"Chasseur blanc, cœur noir" s'inspire des préliminaires du tournage d' « African Queen » de John Huston et s'achève ironiquement lorsque John Wilson (Clint Eastwood), le réalisateur, lance enfin d'une voix à peine audible le mot magique : « Action ! ». Eastwood reprend ici le thème de l'échec, fondamental dans la filmographie d'Huston, et, plus qu'à « African Queen » et à l'odyssée éprouvante, apparemment perdue d'avance, des personnages d'Elizabeth Hepburn et d'Humphrey Bogart, c'est à un autre film d'Huston qu'on pense irrésistiblement : « Moby Dick ». Comme Achab, John Wilson (pseudo limpide) poursuit une quête absolue, aussi absurde que dangereuse, quitte à entraîner de force les autres avec lui.
Avec son masochisme bien connu, Eastwood incarne un personnage très ambigu : au départ séduisant par son côté frondeur et indépendant, Wilson apparaît peu à peu, sous le regard consterné de son ami le scénariste Peter Verrill (Jeff Fahey, perdu de vue depuis), comme un sale gosse, arrogant, capricieux et égoïste, enfermé dans le corps d'un homme déjà âgé, qui s'obstine à ne pas voir les conséquences de ses actes, jusqu'au drame final où, cette fois, il comprend trop tard qu'il est allé trop loin.

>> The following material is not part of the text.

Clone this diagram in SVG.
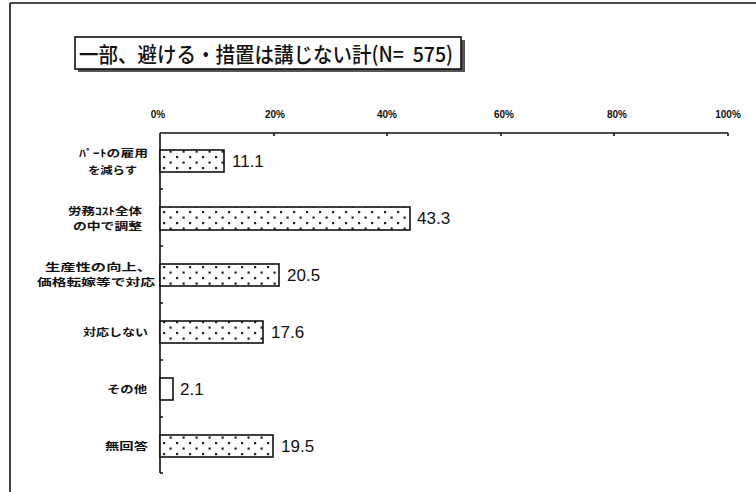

Intéressante faute d'être vraiment marquante, l'unique escapade d'Eastwood en terre africaine reste un film singulier dans son œuvre, comme « Breezy » ou « Minuit dans le jardin du bien et du mal », où le réalisateur se renouvelle tout en traitant son propre thème favori : la confrontation, souvent houleuse, de l'individu avec la communauté.